Challenge 4: Network Bottlenecks
Solution: Use high-bandwidth networking (RDMA, InfiniBand) for distributed training, optimize data loading pipelines, and implement efficient data caching strategies.
The Future of GPU Kubernetes Clusters
The landscape of GPU-powered Kubernetes is rapidly evolving with several emerging trends:
- Multi-GPU and Multi-Node Training: Enhanced support for distributed training across hundreds of GPUs
- Dynamic Resource Allocation: More sophisticated scheduling algorithms for optimal GPU utilization
- Serverless GPU Functions: On-demand GPU allocation for event-driven AI workloads
- Edge GPU Computing: Kubernetes orchestration extending to edge devices with GPU capabilities
Conclusion
GPU-powered Kubernetes clusters represent the future of AI/ML infrastructure, combining the computational power of GPUs with the flexibility and scalability of Kubernetes orchestration.
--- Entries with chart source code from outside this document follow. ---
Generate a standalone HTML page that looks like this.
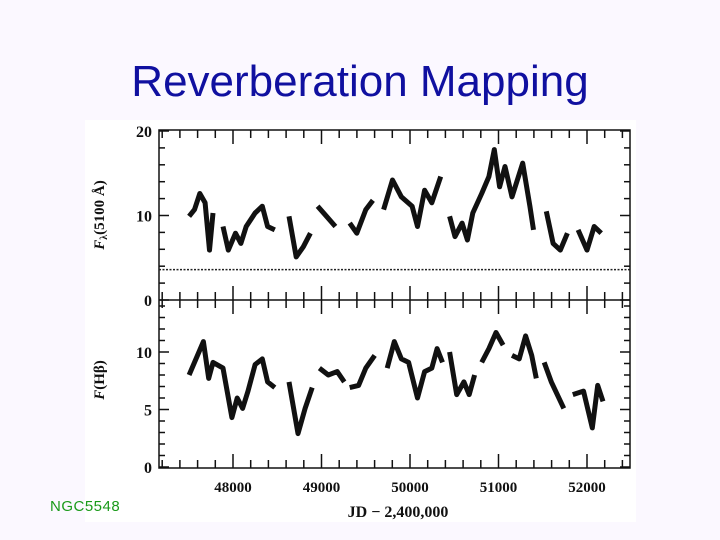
<!DOCTYPE html>
<html><head><meta charset="utf-8"><style>
html,body{margin:0;padding:0;}
body{width:720px;height:540px;background:#fbf8ff;position:relative;overflow:hidden;font-family:"Liberation Sans",sans-serif;}
#title{position:absolute;left:0;width:720px;top:57px;text-align:center;font-size:44px;color:#1010a0;}
#ngc{position:absolute;left:50px;top:498px;font-size:15px;color:#1a9a1a;letter-spacing:0.5px;}
svg{position:absolute;left:0;top:0;}
</style></head><body>
<div id="title">Reverberation Mapping</div>
<svg id="chart" width="720" height="540">
<rect x="85" y="120" width="551" height="402" fill="#ffffff"/>
</svg>
<div id="ngc">NGC5548</div>
<script>
const contJD=[47504,47565,47625,47685,47734,47774,null,47887,47947,48028,48089,48149,48250,48331,48391,48472,null,48633,48714,48794,48875,null,48956,49056,49157,null,49319,49399,49500,49581,null,49702,49802,49903,50024,50085,50165,50246,50347,null,50448,50508,50589,50649,50710,50810,50891,50952,51012,51073,51153,51274,51355,51395,null,51540,51617,51698,51778,null,51899,52000,52081,52161];
const contFlux=[9.9,10.7,12.6,11.5,5.9,10.3,null,8.7,5.9,7.9,6.7,8.7,10.3,11.1,8.7,8.3,null,9.9,5.1,6.3,7.9,null,11.1,9.9,8.7,null,9.1,7.9,10.7,11.8,null,10.7,14.2,12.2,11.1,8.7,13.0,11.5,14.6,null,9.9,7.5,9.1,7.1,10.3,12.6,14.6,17.8,13.4,15.8,12.2,16.2,11.1,8.3,null,10.5,6.7,5.9,7.9,null,8.3,5.9,8.7,7.9];
const hbJD=[47504,47565,47665,47725,47774,47887,47988,48048,48109,48169,48250,48331,48391,48472,null,48633,48734,48815,48895,null,48976,49077,49177,49258,null,49319,49419,49500,49601,null,49742,49823,49903,49984,50085,50165,50246,50306,50367,null,50448,50528,50609,50669,50730,null,50810,50891,50972,51052,null,51153,51234,51306,51375,51427,null,51516,51597,51738,null,51839,51960,52060,52121,52181];
const hbFlux=[8.0,9.1,10.9,7.7,9.1,8.6,4.3,6.0,5.1,6.6,8.9,9.4,7.4,6.9,null,7.4,2.9,5.1,6.9,null,8.6,8.0,8.3,7.4,null,6.9,7.1,8.6,9.7,null,8.6,10.9,9.4,9.1,6.0,8.3,8.6,10.3,9.1,null,10.0,6.3,7.4,6.3,8.0,null,9.1,10.3,11.7,10.6,null,9.7,9.4,11.4,9.7,7.7,null,9.1,7.4,5.1,null,6.3,6.6,3.4,7.1,5.7];
const xTicks=[48000,49000,50000,51000,52000];
const topYTicks=[0,10,20];
const botYTicks=[0,5,10];
const hostLevel=3.6;

const NS="http://www.w3.org/2000/svg";
const svg=document.getElementById('chart');
const L=159,R=630,T=130,MID=300,B=468;
const xs=jd=>233+(jd-48000)*0.0885;
const yTop=v=>300-v*8.45;
const yBot=v=>467-v*11.5;
function mk(tag,attrs){const e=document.createElementNS(NS,tag);for(const k in attrs)e.setAttribute(k,attrs[k]);svg.appendChild(e);return e;}
let f=mk('rect',{x:L,y:T,width:R-L,height:B-T,fill:'none',stroke:'#111','stroke-width':1.5});


let md=mk('line',{x1:L,x2:R,y1:MID,y2:MID,stroke:'#111','stroke-width':1.5});


for(let jd=47200;jd<=52400;jd+=200){
  const x=xs(jd);const major=jd%1000===0;const len=major?14:8;
  [[T,T+len],[MID-len,MID+len],[B-len,B]].forEach(p=>{
    const t=mk('line',{x1:x,x2:x,y1:p[0],y2:p[1],stroke:'#111','stroke-width':1.5});
    
    
  });
}
xTicks.forEach(v=>{
  const t=mk('text',{x:xs(v),y:492,'text-anchor':'middle','font-family':'Liberation Serif, serif','font-weight':'bold','font-size':15,fill:'#111'});
  t.textContent=v;
  
  
});
for(let v=0;v<=20;v+=2){const y=yTop(v);const len=v%10===0?10:6;
  [[L,L+len],[R-len,R]].forEach(p=>{const t=mk('line',{x1:p[0],x2:p[1],y1:y,y2:y,stroke:'#111','stroke-width':1.5});
  
  });}
for(let v=0;v<=14;v+=1){const y=yBot(v);const len=v%5===0?10:6;
  [[L,L+len],[R-len,R]].forEach(p=>{const t=mk('line',{x1:p[0],x2:p[1],y1:y,y2:y,stroke:'#111','stroke-width':1.5});
  
  });}
topYTicks.forEach(v=>{const t=mk('text',{x:152,y:yTop(v)+6,'text-anchor':'end','font-family':'Liberation Serif, serif','font-weight':'bold','font-size':16,fill:'#111'});
  t.textContent=v;
  
  });
botYTicks.forEach(v=>{const t=mk('text',{x:152,y:yBot(v)+6,'text-anchor':'end','font-family':'Liberation Serif, serif','font-weight':'bold','font-size':16,fill:'#111'});
  t.textContent=v;
  
  });
let hl=mk('line',{x1:L,x2:R,y1:yTop(hostLevel),y2:yTop(hostLevel),stroke:'#222','stroke-width':1.5,'stroke-dasharray':'2,1.5'});


function series(jd,fl,yf,name){
  let d='';let pen=false;
  for(let i=0;i<jd.length;i++){
    if(jd[i]===null){pen=false;continue;}
    d+=(pen?'L':'M')+xs(jd[i]).toFixed(1)+' '+yf(fl[i]).toFixed(1)+' ';pen=true;
  }
  const p=mk('path',{d:d,fill:'none',stroke:'#111','stroke-width':5,'stroke-linejoin':'round'});
  
  
}
series(contJD,contFlux,yTop,'continuum-light-curve');
series(hbJD,hbFlux,yBot,'hbeta-light-curve');
let yt1=mk('text',{x:0,y:0,transform:'translate(104,215) rotate(-90)','text-anchor':'middle','font-family':'Liberation Serif, serif','font-weight':'bold','font-size':15,fill:'#111'});
yt1.innerHTML='<tspan font-style="italic">F</tspan><tspan font-size="10" dy="3">λ</tspan><tspan dy="-3">(5100 Å)</tspan>';


let yt2=mk('text',{x:0,y:0,transform:'translate(104,380) rotate(-90)','text-anchor':'middle','font-family':'Liberation Serif, serif','font-weight':'bold','font-size':15,fill:'#111'});
yt2.innerHTML='<tspan font-style="italic">F</tspan>(Hβ)';


let xt=mk('text',{x:398,y:517,'text-anchor':'middle','font-family':'Liberation Serif, serif','font-weight':'bold','font-size':16,fill:'#111'});
xt.textContent='JD − 2,400,000';


</script>
</body></html>
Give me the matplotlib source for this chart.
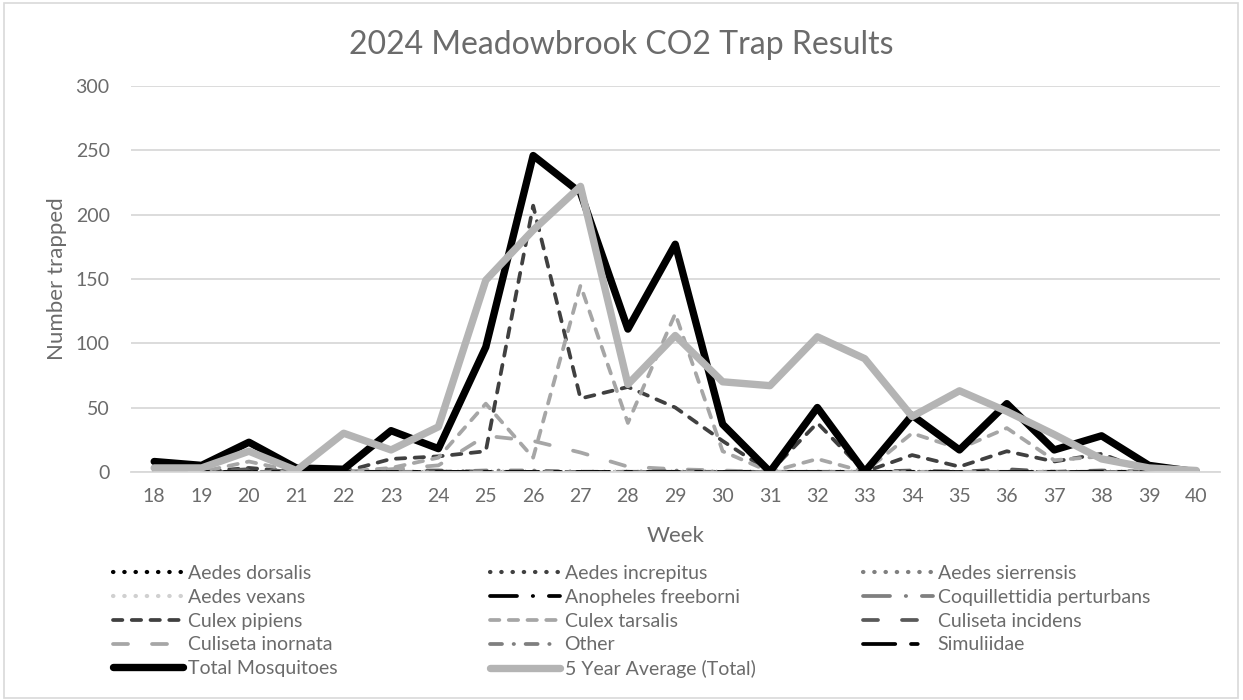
import numpy as np
import matplotlib
matplotlib.use("Agg")
from matplotlib import pyplot as plt
from matplotlib.lines import Line2D
from matplotlib.patches import Rectangle

plt.rcParams['font.family'] = ['Lato', 'DejaVu Sans']

weeks = list(range(18, 41))

aedes_dorsalis = [0] * 23
aedes_increpitus = [0] * 23
aedes_sierrensis = [0] * 23
aedes_vexans = [0] * 23
anopheles_freeborni = [0] * 23
coquillettidia = [0] * 23
culex_pipiens = [0, 0, 3, 0, 0, 10, 12, 16, 207, 57, 66, 50, 24, 0, 38, 0, 13, 4, 16, 8, 14, 0, 0]
culex_tarsalis = [0, 0, 8, 0, 0, 3, 11, 53, 11, 145, 38, 123, 16, 0, 10, 0, 30, 18, 34, 9, 12, 2, 0]
culiseta_incidens = [0, 0, 2, 0, 0, 1, 1, 0, 0, 0, 0, 0, 0, 0, 0, 0, 1, 0, 2, 0, 1, 0, 0]
culiseta_inornata = [0, 0, 0, 0, 0, 2, 5, 28, 24, 15, 4, 2, 1, 0, 0, 0, 0, 0, 0, 0, 0, 0, 0]
other = [0, 0, 0, 0, 0, 0, 0, 1, 1, 0, 0, 1, 0, 0, 0, 0, 0, 0, 0, 0, 0, 0, 0]
simuliidae = [0] * 23
total = [8, 5, 23, 3, 2, 32, 18, 97, 246, 217, 111, 177, 37, 0, 50, 0, 44, 17, 53, 17, 28, 5, 0]
avg5 = [3, 3, 16, 1, 30, 17, 35, 149, 188, 222, 68, 106, 70, 67, 105, 88, 43, 63, 47, 29, 10, 3, 1]

names = ['Aedes dorsalis', 'Aedes increpitus', 'Aedes sierrensis', 'Aedes vexans',
         'Anopheles freeborni', 'Coquillettidia perturbans', 'Culex pipiens', 'Culex tarsalis',
         'Culiseta incidens', 'Culiseta inornata', 'Other', 'Simuliidae',
         'Total Mosquitoes', '5 Year Average (Total)']
series = [aedes_dorsalis, aedes_increpitus, aedes_sierrensis, aedes_vexans,
          anopheles_freeborni, coquillettidia, culex_pipiens, culex_tarsalis,
          culiseta_incidens, culiseta_inornata, other, simuliidae, total, avg5]

dot = (0, (0.1, 2.6))
short = (0, (2.5, 2.5))
longd = (0, (4.0, 6.4))
dashdot_long = (0, (7.2, 4.2, 0.1, 4.2))
dashdot = (0, (3.2, 3.1, 0.1, 3.1))
longshort = (0, (8.6, 4.2, 1.8, 4.2))
styles = [
    dict(color='black', ls=dot, lw=3.0),
    dict(color='#404040', ls=dot, lw=3.0),
    dict(color='#7f7f7f', ls=dot, lw=3.0),
    dict(color='#d0d0d0', ls=dot, lw=3.0),
    dict(color='black', ls=dashdot_long, lw=2.7),
    dict(color='#7f7f7f', ls=dashdot_long, lw=2.7),
    dict(color='#404040', ls=short, lw=2.7),
    dict(color='#a6a6a6', ls=short, lw=2.7),
    dict(color='#595959', ls=longd, lw=2.7),
    dict(color='#a6a6a6', ls=longd, lw=2.7),
    dict(color='#7f7f7f', ls=dashdot, lw=2.7),
    dict(color='black', ls=longshort, lw=2.7),
    dict(color='black', ls='-', lw=5.3, solid_capstyle='round'),
    dict(color='#b4b4b4', ls='-', lw=5.3, solid_capstyle='round'),
]
for st in styles[:12]:
    st['dash_capstyle'] = 'round'

fig = plt.figure(figsize=(12.43, 7), dpi=100)
fig.patches.append(Rectangle((0.003, 0.003), 0.993, 0.993, transform=fig.transFigure,
                             fill=False, ec='#d9d9d9', lw=1.2))
ax = fig.add_axes([0.105, 0.326, 0.8765, 0.551])

for vals, st in zip(series, styles):
    ax.plot(weeks, vals, **st)

ax.set_xlim(17.5, 40.5)
ax.set_ylim(0, 300)
ax.set_yticks(range(0, 301, 50))
ax.set_xticks(weeks)
ax.grid(axis='y', color='#d9d9d9', lw=1.3)
ax.set_axisbelow(True)
for s in ['top', 'right', 'left']:
    ax.spines[s].set_visible(False)
ax.spines['bottom'].set_color('#d9d9d9')
ax.spines['bottom'].set_linewidth(1.3)
ax.tick_params(length=0, labelsize=14, labelcolor='#6b6b6b')
ax.tick_params(axis='x', pad=12)
ax.tick_params(axis='y', pad=15)
ax.set_xlabel('Week', fontsize=16, color='#6b6b6b', labelpad=15)
ax.set_ylabel('Number trapped', fontsize=16, color='#6b6b6b', labelpad=6)

fig.text(0.5, 0.935, '2024 Meadowbrook CO2 Trap Results', ha='center', va='center',
         fontsize=23, color='#6b6b6b')

handles = [Line2D([], [], **st) for st in styles]
cols = [[0, 3, 6, 9, 12], [1, 4, 7, 10, 13], [2, 5, 8, 11]]
xs = [0.091, 0.394, 0.694]
for c, x0 in zip(cols, xs):
    leg = fig.legend([handles[i] for i in c], [names[i] for i in c], loc='upper left',
                     bbox_to_anchor=(x0, 0.193), frameon=False, fontsize=14,
                     handlelength=3.6, handletextpad=0.25, labelspacing=0.35,
                     borderpad=0, borderaxespad=0)
    for t in leg.get_texts():
        t.set_color('#6b6b6b')

fig.savefig('out.png', dpi=100)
By following best practices for resource management, monitoring, and optimization, organizations can build efficient, cost-effective platforms that accelerate innovation and reduce time-to-market for AI applications.
Whether you’re training large language models, running real-time inference at scale, or processing massive datasets, GPU Kubernetes clusters provide the foundation for modern AI infrastructure. Start small with a single GPU node pool, implement proper monitoring and resource controls, and scale gradually as your workloads demand.